[EXERCISE OBJECTIVE]
Repeat each line of the material below exactly as it appears, minus any pictures.
• • • •
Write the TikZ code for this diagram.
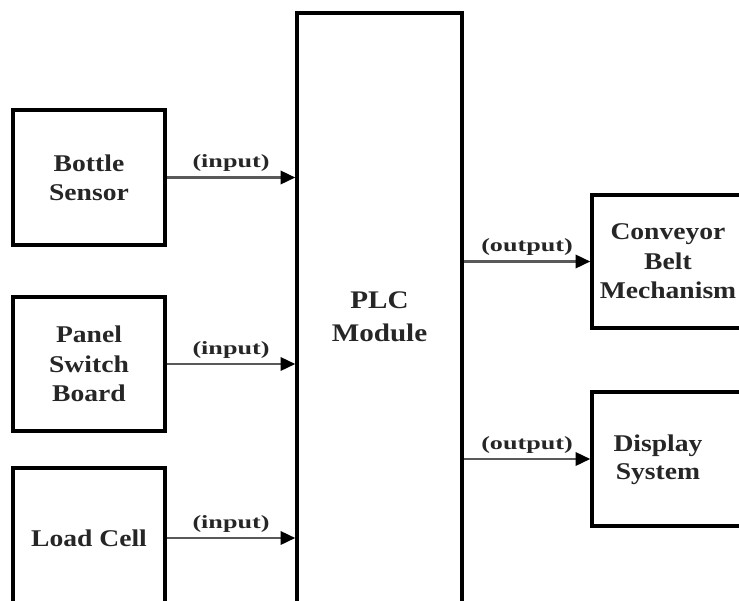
\documentclass[tikz,border=0pt]{standalone}
\usepackage{fontspec}
\setmainfont{Liberation Serif}
\newfontfamily\boxfont{Liberation Serif}[FakeStretch=1.15]
\newfontfamily\lblfont{Liberation Serif}[FakeStretch=1.4]
\usetikzlibrary{arrows.meta}
\begin{document}
\begin{tikzpicture}[x=0.75pt,y=-0.75pt,
  blk/.style={draw, line width=2.6pt, rectangle, inner sep=0pt, align=center,
    font=\boxfont\bfseries\fontsize{18}{22}\selectfont, text=black!85},
  txt/.style={inner sep=0pt, align=center,
    font=\boxfont\bfseries\fontsize{18}{21}\selectfont, text=black!85},
  arr/.style={line width=1.8pt, draw=black!65, -{Triangle[length=11pt,width=10pt,black]}},
  lbl/.style={font=\lblfont\bfseries\fontsize{14}{16}\selectfont, text=black!85, midway, yshift=10.5pt}]
\useasboundingbox (0,0) rectangle (739,600);
\clip (0,0) rectangle (739,600);
% input blocks
\node[blk, minimum width=114pt, minimum height=101.25pt] (bottle) at (89,177.5) {Bottle\\Sensor};
\node[blk, minimum width=114pt, minimum height=100.5pt] (panel) at (89,364) {Panel\\Switch\\Board};
\node[blk, minimum width=114pt, minimum height=105pt] (load) at (89,538) {Load Cell};
% PLC
\node[blk, minimum width=123.75pt, minimum height=455.25pt,
  font=\boxfont\bfseries\fontsize{19}{24.75}\selectfont] (plc) at (379.5,316.5) {PLC\\Module};
% output blocks
\node[blk, minimum width=114pt, minimum height=99.75pt] (conv) at (668,261.5) {Conveyor\\Belt\\Mechanism};
\node[blk, minimum width=133.5pt, minimum height=100.5pt] (disp) at (681,459) {};
\node[txt] (disptext) at (658,459.5) {Display\\System};
% connectors
\draw[arr] (bottle.east) -- (bottle.east -| plc.west) node[lbl]{(input)};
\draw[arr] (panel.east) -- (panel.east -| plc.west) node[lbl]{(input)};
\draw[arr] (load.east) -- (load.east -| plc.west) node[lbl]{(input)};
\draw[arr] (conv.west -| plc.east) -- (conv.west) node[lbl]{(output)};
\draw[arr] (disp.west -| plc.east) -- (disp.west) node[lbl]{(output)};
\end{tikzpicture}
\end{document}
• • • •
[ANSWER TO THE TASK]
Write the TikZ code for this diagram.
\documentclass[tikz,border=0pt]{standalone}
\usepackage{fontspec}
\setmainfont{Liberation Serif}
\newfontfamily\boxfont{Liberation Serif}[FakeStretch=1.15]
\newfontfamily\lblfont{Liberation Serif}[FakeStretch=1.4]
\usetikzlibrary{arrows.meta}
\begin{document}
\begin{tikzpicture}[x=0.75pt,y=-0.75pt,
  blk/.style={draw, line width=2.6pt, rectangle, inner sep=0pt, align=center,
    font=\boxfont\bfseries\fontsize{18}{22}\selectfont, text=black!85},
  txt/.style={inner sep=0pt, align=center,
    font=\boxfont\bfseries\fontsize{18}{21}\selectfont, text=black!85},
  arr/.style={line width=1.8pt, draw=black!65, -{Triangle[length=11pt,width=10pt,black]}},
  lbl/.style={font=\lblfont\bfseries\fontsize{14}{16}\selectfont, text=black!85, midway, yshift=10.5pt}]
\useasboundingbox (0,0) rectangle (739,600);
\clip (0,0) rectangle (739,600);
% input blocks
\node[blk, minimum width=114pt, minimum height=101.25pt] (bottle) at (89,177.5) {Bottle\\Sensor};
\node[blk, minimum width=114pt, minimum height=100.5pt] (panel) at (89,364) {Panel\\Switch\\Board};
\node[blk, minimum width=114pt, minimum height=105pt] (load) at (89,538) {Load Cell};
% PLC
\node[blk, minimum width=123.75pt, minimum height=455.25pt,
  font=\boxfont\bfseries\fontsize{19}{24.75}\selectfont] (plc) at (379.5,316.5) {PLC\\Module};
% output blocks
\node[blk, minimum width=114pt, minimum height=99.75pt] (conv) at (668,261.5) {Conveyor\\Belt\\Mechanism};
\node[blk, minimum width=133.5pt, minimum height=100.5pt] (disp) at (681,459) {};
\node[txt] (disptext) at (658,459.5) {Display\\System};
% connectors
\draw[arr] (bottle.east) -- (bottle.east -| plc.west) node[lbl]{(input)};
\draw[arr] (panel.east) -- (panel.east -| plc.west) node[lbl]{(input)};
\draw[arr] (load.east) -- (load.east -| plc.west) node[lbl]{(input)};
\draw[arr] (conv.west -| plc.east) -- (conv.west) node[lbl]{(output)};
\draw[arr] (disp.west -| plc.east) -- (disp.west) node[lbl]{(output)};
\end{tikzpicture}
\end{document}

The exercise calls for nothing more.